Les « écritures de cochon, de pattes de mouche »sont des balises en garde-fou, au bord du chemin de la transmission. Au lieu de les tolérer le temps que ça passe, leur donner toute une place en alternance avec« les devoirs »revient à quitter le mode d'échange unilatéral pour ne plus s'engager par le seul volontarisme mais expérimenter et finalement reconnaître un apport de l'autre qui socialement « petit d'homme » est cependant d'emblée pleinement technicien.

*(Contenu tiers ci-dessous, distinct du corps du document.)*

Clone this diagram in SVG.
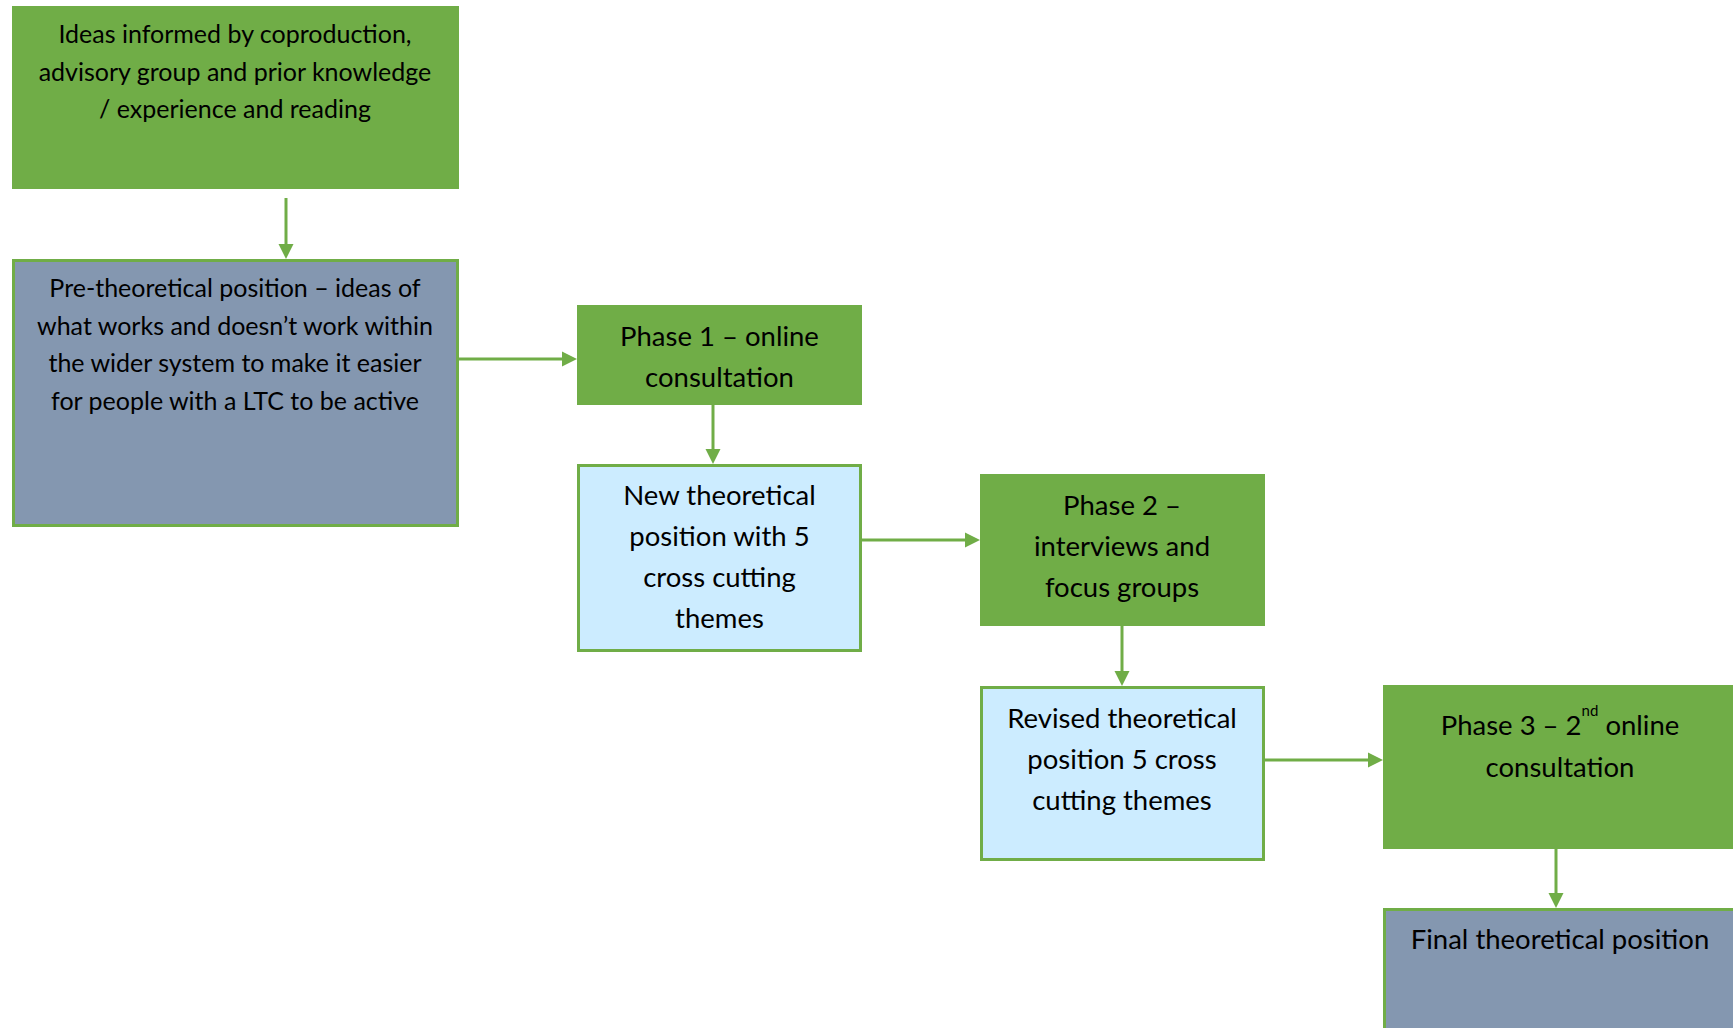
<svg xmlns="http://www.w3.org/2000/svg" width="1733" height="1028" viewBox="0 0 1733 1028">
  <style>
    .green { fill: #70AD47; }
    .grey { fill: #8497B0; stroke: #70AD47; stroke-width: 3; }
    .blue { fill: #CCECFF; stroke: #70AD47; stroke-width: 3; }
    .t { font-family: Lato, "Liberation Sans", sans-serif; fill: #000; text-anchor: middle; }
    .s { font-size: 25px; }
    .m { font-size: 27.5px; }
    .conn { stroke: #70AD47; stroke-width: 3; fill: none; marker-end: url(#arr); }
  </style>
  <defs>
    <marker id="arr" markerUnits="userSpaceOnUse" markerWidth="16" markerHeight="16" refX="5" refY="8" orient="auto">
      <path d="M0,0.5 L15,8 L0,15.5 z" fill="#70AD47"/>
    </marker>
  </defs>
  <rect width="1733" height="1028" fill="#FFFFFF"/>

  <g id="connectors">
    <line class="conn" x1="286" y1="198" x2="286" y2="249"/>
    <line class="conn" x1="459" y1="359" x2="567" y2="359"/>
    <line class="conn" x1="713" y1="405" x2="713" y2="454"/>
    <line class="conn" x1="862" y1="540" x2="970" y2="540"/>
    <line class="conn" x1="1122" y1="626" x2="1122" y2="676"/>
    <line class="conn" x1="1265" y1="760" x2="1373" y2="760"/>
    <line class="conn" x1="1556" y1="849" x2="1556" y2="898"/>
  </g>

  <g id="ideas">
    <rect class="green" x="12" y="6" width="447" height="183"/>
    <text class="t s" x="235" y="43">Ideas informed by coproduction,</text>
    <text class="t s" x="235" y="80.5">advisory group and prior knowledge</text>
    <text class="t s" x="235" y="118">/ experience and reading</text>
  </g>

  <g id="pre-theoretical">
    <rect class="grey" x="13.5" y="260.5" width="444" height="265"/>
    <text class="t s" x="235" y="297">Pre-theoretical position – ideas of</text>
    <text class="t s" x="235" y="334.5">what works and doesn’t work within</text>
    <text class="t s" x="235" y="372">the wider system to make it easier</text>
    <text class="t s" x="235" y="409.5">for people with a LTC to be active</text>
  </g>

  <g id="phase1">
    <rect class="green" x="577" y="305" width="285" height="100"/>
    <text class="t m" x="719.5" y="346">Phase 1 – online</text>
    <text class="t m" x="719.5" y="387">consultation</text>
  </g>

  <g id="new-theoretical">
    <rect class="blue" x="578.5" y="465.5" width="282" height="185"/>
    <text class="t m" x="719.5" y="505">New theoretical</text>
    <text class="t m" x="719.5" y="546">position with 5</text>
    <text class="t m" x="719.5" y="587">cross cutting</text>
    <text class="t m" x="719.5" y="628">themes</text>
  </g>

  <g id="phase2">
    <rect class="green" x="980" y="474" width="285" height="152"/>
    <text class="t m" x="1122" y="515">Phase 2 –</text>
    <text class="t m" x="1122" y="556">interviews and</text>
    <text class="t m" x="1122" y="597">focus groups</text>
  </g>

  <g id="revised">
    <rect class="blue" x="981.5" y="687.5" width="282" height="172"/>
    <text class="t m" x="1122" y="728">Revised theoretical</text>
    <text class="t m" x="1122" y="769">position 5 cross</text>
    <text class="t m" x="1122" y="810">cutting themes</text>
  </g>

  <g id="phase3">
    <rect class="green" x="1383" y="685" width="360" height="164"/>
    <text class="t m" x="1560" y="735">Phase 3 – 2<tspan font-size="15" dy="-19">nd</tspan><tspan dy="19"> online</tspan></text>
    <text class="t m" x="1560" y="777">consultation</text>
  </g>

  <g id="final">
    <rect class="grey" x="1384.5" y="909.5" width="360" height="130"/>
    <text class="t m" x="1560" y="949">Final theoretical position</text>
  </g>
</svg>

On accorde aux arts plastiques l'attention convenue d'une heure ou deux par semaine. Sachons que la plastique traverse aussi les performances journalières d'écriture de toutes sortes. Ce fait devrait inspirer le regard des correcteurs : la texture, le coup de patte, l'arabesque et la calligraphie sont pris en charge par l'apprentis en même temps que la consigne donnée. Mais il y a plus : la littérature fantastique montre en deçà de l'intérêt qu'on y prête le pouvoir attendu de ce qu'on apprend : c'est-à-dire bien plus que la banale traduction du message verbal. Coiffé ou non du chapeau de fée ou de magicien, ce sont des flèches qui sont décochées dans le cheminement du trait, vers quel but, nous n'en savons rien ou pas grand chose, mais c'est une motivation qui fait écrire. Et lorsque les hésitations deviennent des coups de baguette magique avec ou sans ruban, nous n'en doutons plus et nous écrivons dans l'espace avec nos apprentis magicien (les chorégraphies d'Isadora Duncan, de Loïe Fuller, sont là pour servir à travers ses voiles déployés). Ce sont des tours de magie qui s'enchainent en enluminures de toutes sortes, toujours singulières.
L'anthropologie clinique médiationniste initiée par Jean Gagnepain et Olivier Sabouraud dans les années 50 fait valoir l'activité technique autant que le langage, la société ou le droit. Cette option propose de considérer l'Art avec un A comme l'art des "arts et métiers" puisque ce n'est pas la raison du travail qui suffit à les distinguer.